MANHATTAN (CN) — New York City’s pro-transparency law allowing for the release of police disciplinary records can proceed in mostly full effect, a federal judge announced in a telephone conference Friday.
U.S. District Judge Katherine Polk Failla’s decision rejects a police unions’ lawsuit claiming that officers will be put in danger by the repeal of 50-A, a law that previously shielded civilian complaints filed against officers.
“Whoa!” an unidentified participant on the call exclaimed upon her ruling.
Indeed, Failla’s ruling upholding the new law bodes a new era of transparency over records involving allegations of police misconduct. Police unions claimed that sunlight over these records would lead to violence against their members, but Failla found they produced no evidence for that proposition.
Referring to slain officers, Failla said: “They are remembered. They are respected.”
“There can be no argument that their deaths can be attributed to the repeal of 50-A,” Failla added, referring to the now-repealed law.
New York City Corporation Counsel James Johnson applauded the ruling for advancing the will of the legislators.
“In a well-functioning democracy, all government officials are accountable to the public and transparency is critical to accountability,” Johnson wrote in a statement. “The legislature underscored that principle when it repealed 50-a. What comes to light because of this increased transparency should be used constructively to help us improve our society.”
Judge Failla gave the unions until Monday to appeal her decision.
Their attorney Anthony Coles, from the firm DLA Piper, did not respond to an email requesting comment, but few court-watchers doubt that the unions will accept the judge’s invitation for appellate review.
The city appears to be ready for further litigation.
“We are gratified with the court’s decision and will continue to vigorously fight for the enhanced transparency the law requires,” Johnson said, on behalf of the city.
Even before Failla’s ruling, the city’s passage of the law led more information to come to light. ProPublica published records they obtained from a Freedom of Information Law request before the filing of the lawsuit. The New York Civil Liberties Union also obtained files from a records request, and the group successfully fought for the right to publish them on a database late last month.
Since the Second Circuit upheld a ruling in their favor, the NYCLU’s database is now live.
Failla granted the police unions a narrow exception for records that would be expunged under the unions’ collective bargaining agreements, which include adjudicated police disciplinary proceedings that ended in a disposition of “other than guilty.”
On every other legal argument in Failla’s court, the police unions stumbled. The judge found that expert who predicted a backlash against officers accused of misconduct did not substantiate his dark visions.

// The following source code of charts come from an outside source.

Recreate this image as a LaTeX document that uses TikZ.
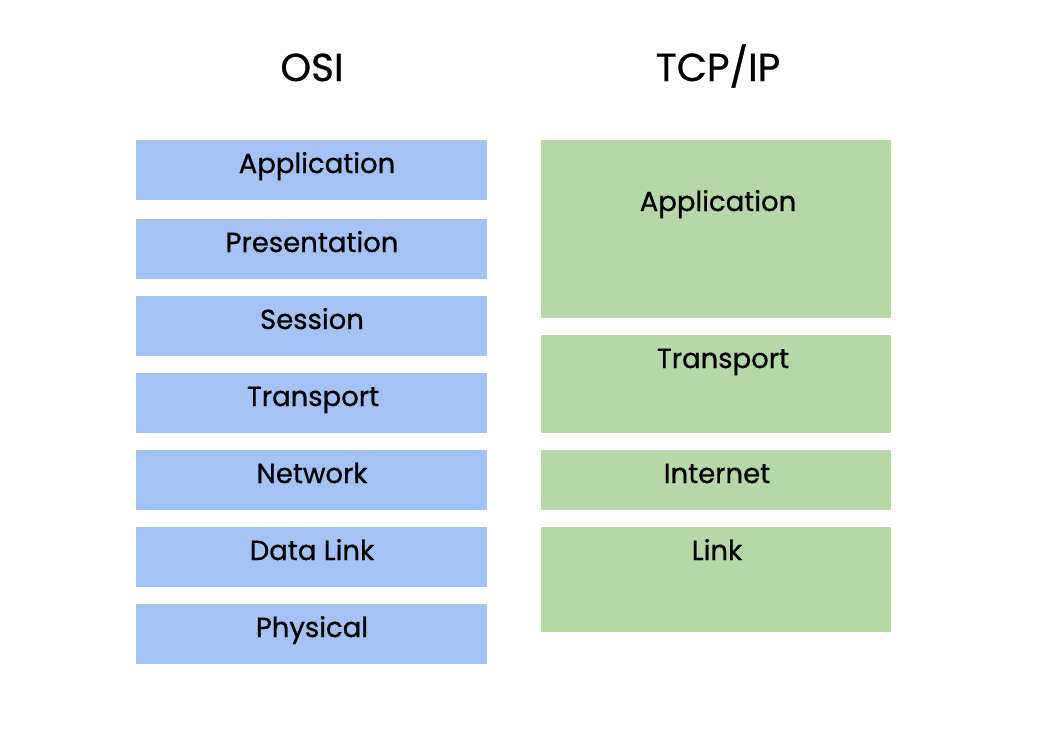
\documentclass[tikz,border=0pt]{standalone}
\usepackage{fontspec}
\setmainfont{Poppins}[FakeBold=0.8]
\definecolor{osiblue}{HTML}{A4C2F4}
\definecolor{tcpgreen}{HTML}{B6D7A8}
\begin{document}
\begin{tikzpicture}[x=1pt,y=-1pt,
  osibox/.style={fill=osiblue,draw=none},
  tcpbox/.style={fill=tcpgreen,draw=none},
  lbl/.style={anchor=base,font=\fontsize{27.5}{32}\selectfont,inner sep=0pt},
  ttl/.style={anchor=base,font=\fontsize{39}{46}\selectfont,inner sep=0pt}]
\useasboundingbox[fill=white] (0,0) rectangle (1041,748);
\node[ttl] (osi) at (312,81) {OSI};
\node[ttl] (tcp) at (718,81) {TCP/IP};
% OSI layers
\fill[osibox] (136,140) rectangle (487,200);
\fill[osibox] (136,219) rectangle (487,279);
\fill[osibox] (136,296) rectangle (487,356);
\fill[osibox] (136,373) rectangle (487,433);
\fill[osibox] (136,450) rectangle (487,510);
\fill[osibox] (136,527) rectangle (487,587);
\fill[osibox] (136,604) rectangle (487,664);
\node[lbl] (oapp) at (317,173) {Application};
\node[lbl] (opre) at (312,252) {Presentation};
\node[lbl] (oses) at (312,329) {Session};
\node[lbl] (otra) at (313,406) {Transport};
\node[lbl] (onet) at (312,483) {Network};
\node[lbl] (odl) at (312,560) {Data Link};
\node[lbl] (ophy) at (312,637) {Physical};
% TCP/IP layers
\fill[tcpbox] (541,140) rectangle (891,318);
\fill[tcpbox] (541,335) rectangle (891,433);
\fill[tcpbox] (541,450) rectangle (891,510);
\fill[tcpbox] (541,527) rectangle (891,632);
\node[lbl] (tapp) at (718,211) {Application};
\node[lbl] (ttra) at (723,368) {Transport};
\node[lbl] (tint) at (717,483) {Internet};
\node[lbl] (tlnk) at (717,560) {Link};
\end{tikzpicture}
\end{document}
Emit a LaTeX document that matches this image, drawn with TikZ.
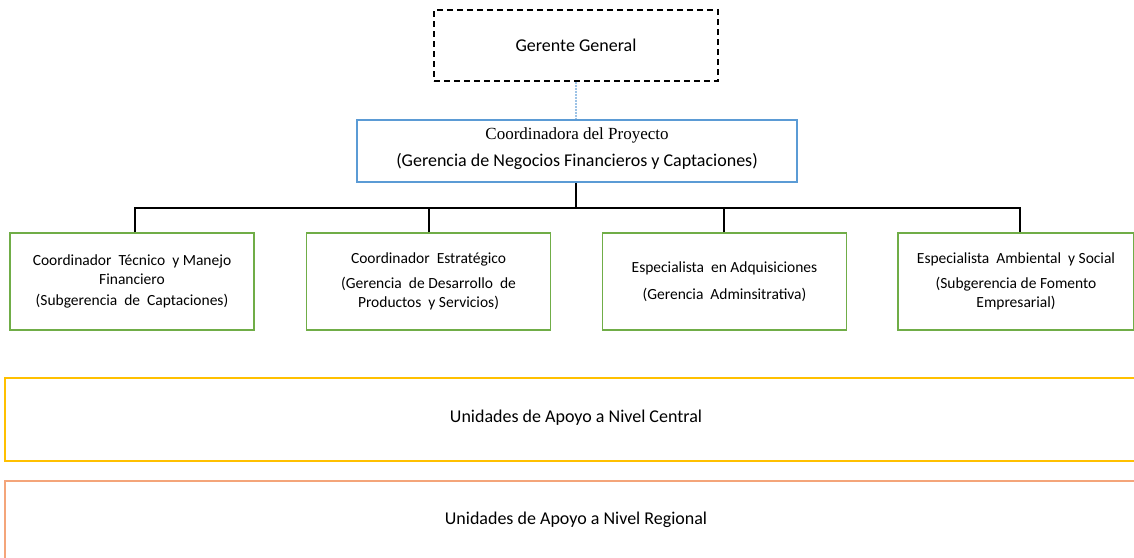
\documentclass[tikz,border=0pt]{standalone}
\usepackage{fontspec}
\setmainfont{Carlito}
\newfontfamily\serifx{Liberation Serif}
\definecolor{blueline}{HTML}{5B9BD5}
\definecolor{greenline}{HTML}{70AD47}
\definecolor{yellowline}{HTML}{FFC000}
\definecolor{orangeline}{HTML}{F4A57A}
\definecolor{dotblue}{HTML}{9DC3E6}
\begin{document}
\begin{tikzpicture}[x=1pt,y=-1pt,
  box/.style={draw, line width=1.5pt, rectangle, inner sep=0pt, align=center, font=\fontsize{15.5}{20}\selectfont},
  gbox/.style={box, draw=greenline, minimum width=244pt, minimum height=97pt},
  conn/.style={draw=black, line width=1.7pt}]
\useasboundingbox (0,0) rectangle (1134,557);
\clip (0,0) rectangle (1134,557);
\node[box, draw=black, dash pattern=on 6pt off 4pt, line width=1.4pt, minimum width=284pt, minimum height=71pt] (gg) at (576,45.5) {\fontsize{18}{21}\selectfont Gerente General};
\node[box, draw=blueline, minimum width=440pt, minimum height=62pt] (cp) at (577,151) {};
\node (cpa) at (577,135) {\serifx\fontsize{17}{20}\selectfont Coordinadora del Proyecto};
\node (cpb) at (577,161) {\fontsize{18}{21}\selectfont (Gerencia de Negocios Financieros y Captaciones)};
\draw[dotblue, line width=1.8pt, dash pattern=on 2pt off 1pt] (gg.south) -- (cp.north -| gg.south);

\node[gbox] (b1) at (132,281.5) {Coordinador\ \ Técnico\ \ y Manejo\\[-1pt] Financiero\\[1pt] (Subgerencia\ \ de\ \ Captaciones)};
\node[gbox] (b2) at (428.5,281.5) {Coordinador\ \ Estratégico\\[5pt] (Gerencia\ \ de Desarrollo\ \ de\\[-1pt] Productos\ \ y Servicios)};
\node[gbox] (b3) at (724.5,281.5) {Especialista\ \ en Adquisiciones\\[7pt] (Gerencia\ \ Adminsitrativa)};
\node[gbox, minimum width=236pt] (b4) at (1016,281.5) {Especialista\ \ Ambiental\ \ y Social\\[5pt] (Subgerencia\ de\ Fomento\\[-1pt] Empresarial)};

\coordinate (bus) at (576,208);
\draw[conn] (cp.south -| bus) -- (bus);
\draw[conn] (b1.north -| 135,0) |- (bus) -| (b4.north -| 1020,0);
\draw[conn] (b2.north -| 429,0) -- (429,208);
\draw[conn] (b3.north -| 724,0) -- (724,208);

\node[box, draw=yellowline, line width=1.8pt, minimum width=1140pt, minimum height=83pt, anchor=north west] (uc) at (4,377) {};
\node at (576,418) {\fontsize{18}{21}\selectfont Unidades de Apoyo a Nivel Central};
\node[box, draw=orangeline, line width=1.8pt, minimum width=1140pt, minimum height=100pt, anchor=north west] (ur) at (4,480) {};
\node at (576,520) {\fontsize{18}{21}\selectfont Unidades de Apoyo a Nivel Regional};
\end{tikzpicture}
\end{document}
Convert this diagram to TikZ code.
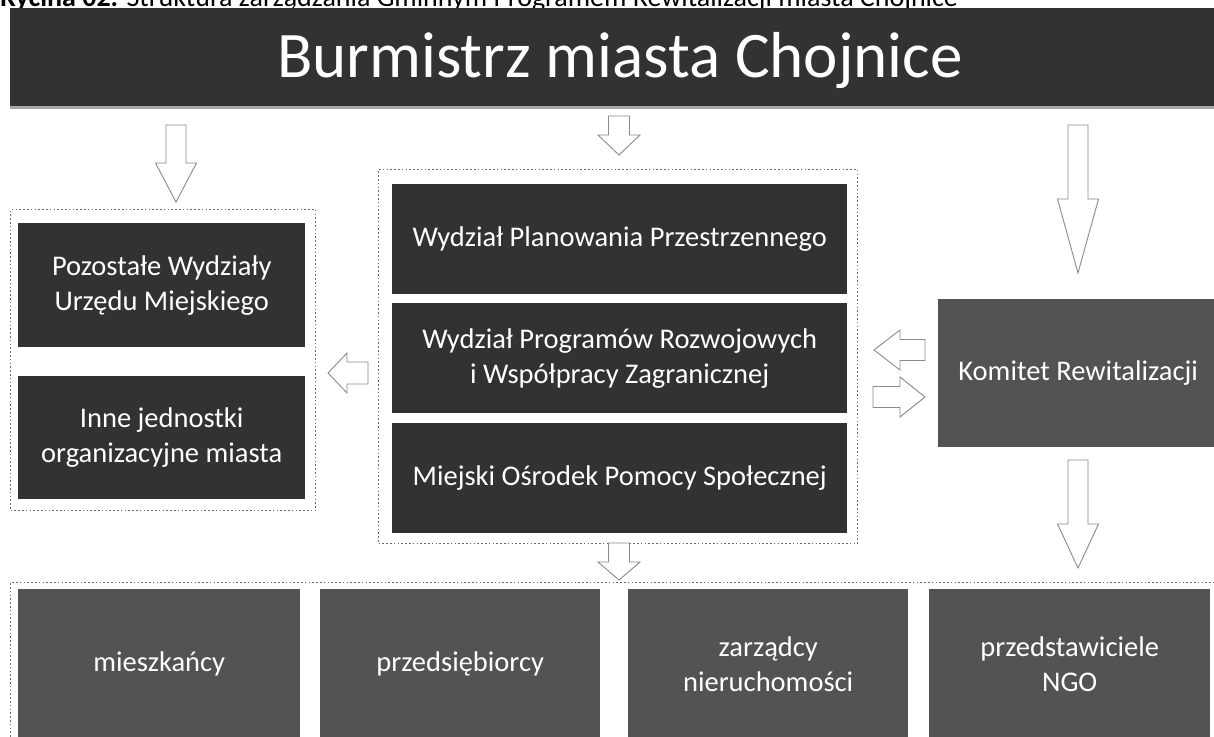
\documentclass[tikz,border=0pt]{standalone}
\usepackage{fontspec}
\setmainfont{Carlito}
\definecolor{boxdark}{HTML}{323232}
\definecolor{boxgrey}{HTML}{535353}
\definecolor{arrowline}{HTML}{8A8A8A}
\definecolor{frameline}{HTML}{6A6A6A}
\newcommand\BArrowDown[5]{% tip, length, shaft half, head half, head length
  \draw[barrow] (#1) -- ++(-#4,-#5) -- ++({#4-#3},0) -- ++(0,{-(#2-#5)}) -- ++({2*#3},0) -- ++(0,{#2-#5}) -- ++({#4-#3},0) -- cycle;}
\newcommand\BArrowLeft[5]{%
  \draw[barrow] (#1) -- ++(#5,-#4) -- ++(0,{#4-#3}) -- ++({#2-#5},0) -- ++(0,{2*#3}) -- ++({-(#2-#5)},0) -- ++(0,{#4-#3}) -- cycle;}
\newcommand\BArrowRight[5]{%
  \draw[barrow] (#1) -- ++(-#5,-#4) -- ++(0,{#4-#3}) -- ++({-(#2-#5)},0) -- ++(0,{2*#3}) -- ++({#2-#5},0) -- ++(0,{#4-#3}) -- cycle;}
\begin{document}
\begin{tikzpicture}[x=1pt,y=-1pt,
  darkbox/.style={fill=boxdark, text=white, inner sep=0pt, align=center, anchor=north west, font=\fontsize{28.5}{35}\selectfont},
  greybox/.style={fill=boxgrey, text=white, inner sep=0pt, align=center, anchor=north west, font=\fontsize{28.5}{35}\selectfont},
  frame/.style={draw=frameline, line width=1.3pt, dash pattern=on 1.6pt off 2.2pt, inner sep=0pt, anchor=north west},
  barrow/.style={draw=arrowline, fill=white, line width=0.9pt, line join=miter}]
\clip (0,0) rectangle (1214,736);
\fill[white] (0,0) rectangle (1214,736);
% caption (cut at top)
\node[anchor=base west, inner sep=0pt, font=\fontsize{28}{28}\selectfont] (cap) at (0,6) {\textbf{Rycina 02.} Struktura zarządzania Gminnym Programem Rewitalizacji miasta Chojnice};
% top bar
\fill[black!35] (10,106) rectangle (1230,109);
\node[fill=boxdark, minimum width=1220pt, minimum height=98pt, inner sep=0pt, anchor=north west] (bar) at (10,8) {};
\node[text=white, font=\fontsize{65}{65}\selectfont, inner sep=0pt] (burm) at (620,61) {Burmistrz miasta Chojnice};
% frames
\node[frame, minimum width=305pt, minimum height=301pt] (fl) at (10,209) {};
\node[frame, minimum width=479pt, minimum height=374pt] (fm) at (378,169) {};
\node[frame, minimum width=1220pt, minimum height=170pt] (fb) at (10,582) {};
% left boxes
\node[darkbox, minimum width=287pt, minimum height=124pt] (pw) at (18,223) {Pozostałe Wydziały\\Urzędu Miejskiego};
\node[darkbox, minimum width=287pt, minimum height=123pt] (ij) at (18,376) {Inne jednostki\\organizacyjne miasta};
% middle boxes
\node[darkbox, minimum width=455pt, minimum height=110pt] (wpp) at (392,184) {Wydział Planowania Przestrzennego};
\node[darkbox, minimum width=455pt, minimum height=110pt] (wpr) at (392,303) {Wydział Programów Rozwojowych\\i Współpracy Zagranicznej};
\node[darkbox, minimum width=455pt, minimum height=110pt] (mops) at (392,423) {Miejski Ośrodek Pomocy Społecznej};
% komitet
\node[greybox, minimum width=280pt, minimum height=148pt] (kr) at (938,299) {Komitet Rewitalizacji};
% bottom boxes
\node[greybox, minimum width=282pt, minimum height=150pt] (m) at (18,589) {mieszkańcy};
\node[greybox, minimum width=280pt, minimum height=150pt] (p) at (320,589) {przedsiębiorcy};
\node[greybox, minimum width=280pt, minimum height=150pt] (z) at (628,589) {zarządcy\\nieruchomości};
\node[greybox, minimum width=281pt, minimum height=150pt] (ngo) at (929,589) {przedstawiciele\\NGO};
% arrows
\coordinate (a1) at (176,202);
\coordinate (a2) at (619,155);
\coordinate (a3) at (1078,273);
\coordinate (a4) at (1078,568);
\coordinate (a5) at (619,580);
\coordinate (l1) at (328,373);
\coordinate (l2) at (874,350);
\coordinate (r1) at (925,397);
\BArrowDown{a1}{77}{10}{20.5}{39}
\BArrowDown{a2}{39}{10.5}{21}{20}
\BArrowDown{a3}{148}{10}{20.5}{74}
\BArrowDown{a4}{108}{10}{20.5}{44}
\BArrowDown{a5}{37}{10.5}{21}{18}
\BArrowLeft{l1}{40}{11}{20}{19}
\BArrowLeft{l2}{51}{10.5}{20}{26}
\BArrowRight{r1}{52}{10.5}{20}{25}
\end{tikzpicture}
\end{document}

“His opinion at base is rumination,” Failla found.
Reciting her ruling for more than an hour, the judge was occasionally interrupted by comments from the more than 100 callers who dialed into the court’s telephone line to listen to the long-anticipated ruling. She regularly had to remind participants and the public to mute their lines.
Interruptions aside, her ruling left no doubt that she found the unions’ challenge lacking in substance and an attempt to thwart the will of elected representatives.
“As the city and state Legislatures articulated, there are strong government interests in transparency and accountability,” she noted.
The pro-transparency legislation on both levels followed the groundswell of public protest that followed a Minneapolis police officer killing George Floyd, whose gasps of “I can’t breathe” resonated with New Yorkers who remembered the same dying words from Staten Islander Eric Garner, who died in a police chokehold in 2014.